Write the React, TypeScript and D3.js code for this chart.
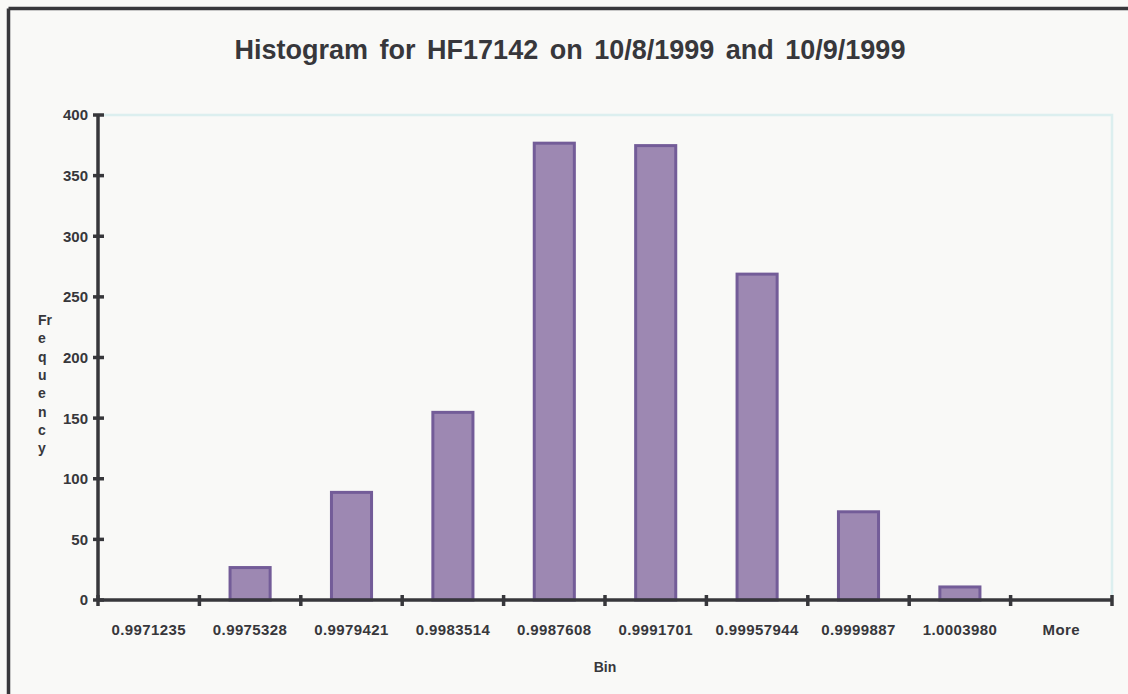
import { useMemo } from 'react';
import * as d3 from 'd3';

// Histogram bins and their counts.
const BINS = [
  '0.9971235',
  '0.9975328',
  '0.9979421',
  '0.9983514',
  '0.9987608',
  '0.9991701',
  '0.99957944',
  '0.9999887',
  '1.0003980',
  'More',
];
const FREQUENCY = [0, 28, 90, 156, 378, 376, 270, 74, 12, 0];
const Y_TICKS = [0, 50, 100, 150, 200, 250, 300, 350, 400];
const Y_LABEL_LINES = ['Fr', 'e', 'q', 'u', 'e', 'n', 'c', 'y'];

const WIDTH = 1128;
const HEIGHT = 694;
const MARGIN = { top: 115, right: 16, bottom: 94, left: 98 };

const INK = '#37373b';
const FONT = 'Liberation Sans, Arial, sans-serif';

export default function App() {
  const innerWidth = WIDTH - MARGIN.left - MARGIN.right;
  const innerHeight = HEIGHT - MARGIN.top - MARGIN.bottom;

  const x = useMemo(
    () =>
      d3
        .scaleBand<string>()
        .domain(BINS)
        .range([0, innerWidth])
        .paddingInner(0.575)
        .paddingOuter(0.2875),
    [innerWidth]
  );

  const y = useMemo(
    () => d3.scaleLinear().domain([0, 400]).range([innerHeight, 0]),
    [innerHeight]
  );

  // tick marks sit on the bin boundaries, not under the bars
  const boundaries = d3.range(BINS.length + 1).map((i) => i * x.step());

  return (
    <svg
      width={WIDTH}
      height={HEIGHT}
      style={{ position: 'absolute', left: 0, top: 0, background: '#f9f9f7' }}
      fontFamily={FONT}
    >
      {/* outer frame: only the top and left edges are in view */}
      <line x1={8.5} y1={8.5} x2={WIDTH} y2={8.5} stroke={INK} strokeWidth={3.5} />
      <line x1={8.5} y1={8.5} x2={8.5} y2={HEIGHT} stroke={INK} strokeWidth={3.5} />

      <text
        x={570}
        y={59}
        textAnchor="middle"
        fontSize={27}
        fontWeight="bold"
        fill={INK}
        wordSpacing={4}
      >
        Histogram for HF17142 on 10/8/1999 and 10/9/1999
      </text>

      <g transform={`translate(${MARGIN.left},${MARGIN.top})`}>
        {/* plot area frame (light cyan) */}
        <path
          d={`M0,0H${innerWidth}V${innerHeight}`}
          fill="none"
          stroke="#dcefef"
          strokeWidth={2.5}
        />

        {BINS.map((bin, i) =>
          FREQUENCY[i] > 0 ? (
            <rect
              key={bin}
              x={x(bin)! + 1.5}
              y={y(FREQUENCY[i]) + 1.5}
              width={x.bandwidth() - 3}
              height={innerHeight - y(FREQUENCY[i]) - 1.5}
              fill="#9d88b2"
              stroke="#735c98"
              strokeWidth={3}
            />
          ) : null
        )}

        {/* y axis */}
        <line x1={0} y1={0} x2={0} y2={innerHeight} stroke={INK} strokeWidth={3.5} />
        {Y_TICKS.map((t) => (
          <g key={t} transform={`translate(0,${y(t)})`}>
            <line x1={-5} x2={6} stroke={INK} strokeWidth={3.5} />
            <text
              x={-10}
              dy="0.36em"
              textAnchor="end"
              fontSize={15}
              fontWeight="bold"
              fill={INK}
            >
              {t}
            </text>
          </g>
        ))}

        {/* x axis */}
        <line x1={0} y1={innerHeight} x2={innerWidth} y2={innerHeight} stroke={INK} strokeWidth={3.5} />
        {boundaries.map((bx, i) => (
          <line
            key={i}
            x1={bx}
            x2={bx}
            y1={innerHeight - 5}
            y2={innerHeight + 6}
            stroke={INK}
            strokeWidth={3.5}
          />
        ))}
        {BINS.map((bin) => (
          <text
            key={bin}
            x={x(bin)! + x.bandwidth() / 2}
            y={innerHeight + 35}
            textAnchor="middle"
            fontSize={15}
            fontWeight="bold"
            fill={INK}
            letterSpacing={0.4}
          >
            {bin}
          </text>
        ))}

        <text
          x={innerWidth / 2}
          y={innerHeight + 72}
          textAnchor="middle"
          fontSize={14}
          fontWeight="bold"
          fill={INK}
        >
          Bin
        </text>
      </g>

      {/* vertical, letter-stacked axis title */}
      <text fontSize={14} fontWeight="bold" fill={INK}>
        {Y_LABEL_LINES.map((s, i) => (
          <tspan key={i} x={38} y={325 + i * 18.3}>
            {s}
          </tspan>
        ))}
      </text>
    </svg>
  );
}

▸ **WRITTEN REQUEST**:
Set down again, exactly, the lines of the material above from its first line to the one with "const boundaries = d3.range(BINS.length", inclusive. Leave the pictures out.

▸ **TASK ANSWER**:
Write the React, TypeScript and D3.js code for this chart.
import { useMemo } from 'react';
import * as d3 from 'd3';

// Histogram bins and their counts.
const BINS = [
  '0.9971235',
  '0.9975328',
  '0.9979421',
  '0.9983514',
  '0.9987608',
  '0.9991701',
  '0.99957944',
  '0.9999887',
  '1.0003980',
  'More',
];
const FREQUENCY = [0, 28, 90, 156, 378, 376, 270, 74, 12, 0];
const Y_TICKS = [0, 50, 100, 150, 200, 250, 300, 350, 400];
const Y_LABEL_LINES = ['Fr', 'e', 'q', 'u', 'e', 'n', 'c', 'y'];

const WIDTH = 1128;
const HEIGHT = 694;
const MARGIN = { top: 115, right: 16, bottom: 94, left: 98 };

const INK = '#37373b';
const FONT = 'Liberation Sans, Arial, sans-serif';

export default function App() {
  const innerWidth = WIDTH - MARGIN.left - MARGIN.right;
  const innerHeight = HEIGHT - MARGIN.top - MARGIN.bottom;

  const x = useMemo(
    () =>
      d3
        .scaleBand<string>()
        .domain(BINS)
        .range([0, innerWidth])
        .paddingInner(0.575)
        .paddingOuter(0.2875),
    [innerWidth]
  );

  const y = useMemo(
    () => d3.scaleLinear().domain([0, 400]).range([innerHeight, 0]),
    [innerHeight]
  );

  // tick marks sit on the bin boundaries, not under the bars
  const boundaries = d3.range(BINS.length + 1).map((i) => i * x.step());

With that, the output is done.